The only title I would outright dismiss is the 39 Minutes one as it doesn't feel well thought out nor drawn well. The others could all find life somewhere else with some tightening up. Most of them come across as titles that would work well as a weekly serial drama on TV, particularly The Asset and 7 Days From Hell. The latter is the only one to use something not from the real world and that gives it a bit of an edge since it opens up the possibilities a bit more and it felt the most fleshed out and the least showy in terms of trying to cover too much too quickly. The Asset has the sexpot appeal of a seductive assassin, but in comic book form it could get old very fast. Crosshair has a lot of potential, but it's one that would work best as a very specific length series or an original graphic novel with a set length from the start so it can tell a cohesive tale. Forever is in much the same boat. It's one of two stories that really had me interested in what the larger story is but it also is one that is better served by being a defined work rather than open ended.

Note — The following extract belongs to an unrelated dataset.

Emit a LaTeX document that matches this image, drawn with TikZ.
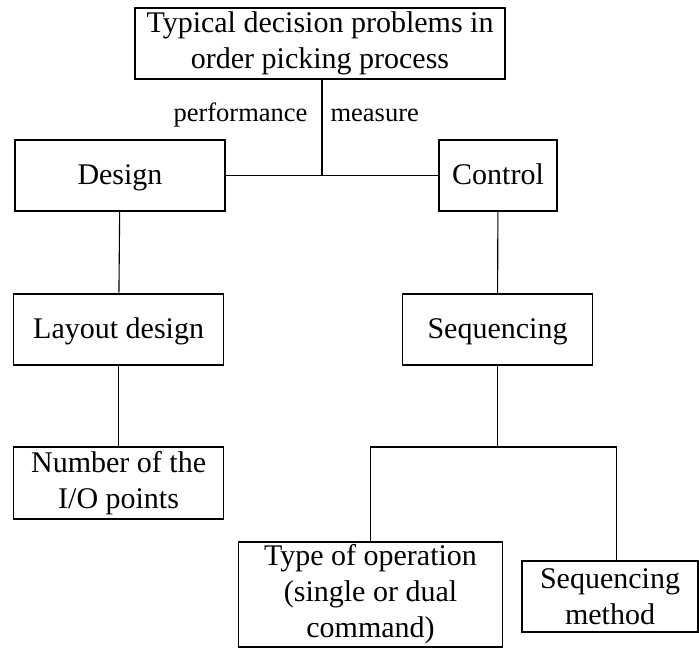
\documentclass[tikz,border=0pt]{standalone}
\usepackage{fontspec}
\setmainfont{Liberation Serif}
\begin{document}
\begin{tikzpicture}[x=1pt, y=-1pt, line width=1.1pt,
		box/.style={draw, align=center, inner sep=0pt, font=\fontsize{30}{36}\selectfont},
		single/.style={text height=22pt, text depth=5pt},
		lbl/.style={inner sep=0pt, font=\fontsize{26.5}{30}\selectfont}]
			\useasboundingbox (0,0) rectangle (699,648);
			\node[box, minimum width=370pt, minimum height=71pt] (problems) at (320,43.5) {Typical decision problems in\\order picking process};
			\node[box, single, minimum width=210pt, minimum height=71pt] (design) at (120,175.5) {Design};
			\node[box, single, minimum width=118pt, minimum height=71pt] (control) at (498,175.5) {Control};
			\node[box, single, minimum width=210pt, minimum height=71pt] (layout) at (118.6,329.5) {Layout design};
			\node[box, single, minimum width=190pt, minimum height=71pt] (sequencing) at (497.5,329.5) {Sequencing};
			\node[box, minimum width=210pt, minimum height=72pt] (number) at (118.6,483) {Number of the\\I/O points};
			\node[box, minimum width=264pt, minimum height=105pt] (operation) at (370.5,594.5) {Type of operation\\(single or dual\\command)};
			\node[box, minimum width=176pt, minimum height=71pt] (method) at (610,596.5) {Sequencing\\method};
			\node[lbl, anchor=east] (perf) at (308,115) {performance};
			\node[lbl, anchor=west] (meas) at (330,115) {measure};
			\coordinate (splitL) at (370.5,447);
			\coordinate (splitR) at (616.6,447);
			\draw (design) -- (control);
			\draw (problems.south -| 322,0) -- (322,175.5);
			\draw (design) -- (layout);
			\draw (layout) -- (number);
			\draw (control) -- (sequencing);
			\draw (sequencing) -- (sequencing |- splitL);
			\draw (operation.north) -- (splitL) -- (splitR) -- (splitR |- method.north);
		\end{tikzpicture}
\end{document}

And that's what got me the most about this Pilot Season project. None of the titles here feel like they could support a monthly title in the slightest. Forever is the only title that left me wanting to know more of the story, though Crosshair could make for a decent action series if it was started fresh without quite so much ultimate man material crammed in so quickly. The Pilot Season approach is one that I really like, and people in general like such things as evidenced by American Idol and a slew of hopefuls, but this season has very little to offer or get excited about. Almost everything would work better in some other form or not at all in the case of 39 Minutes.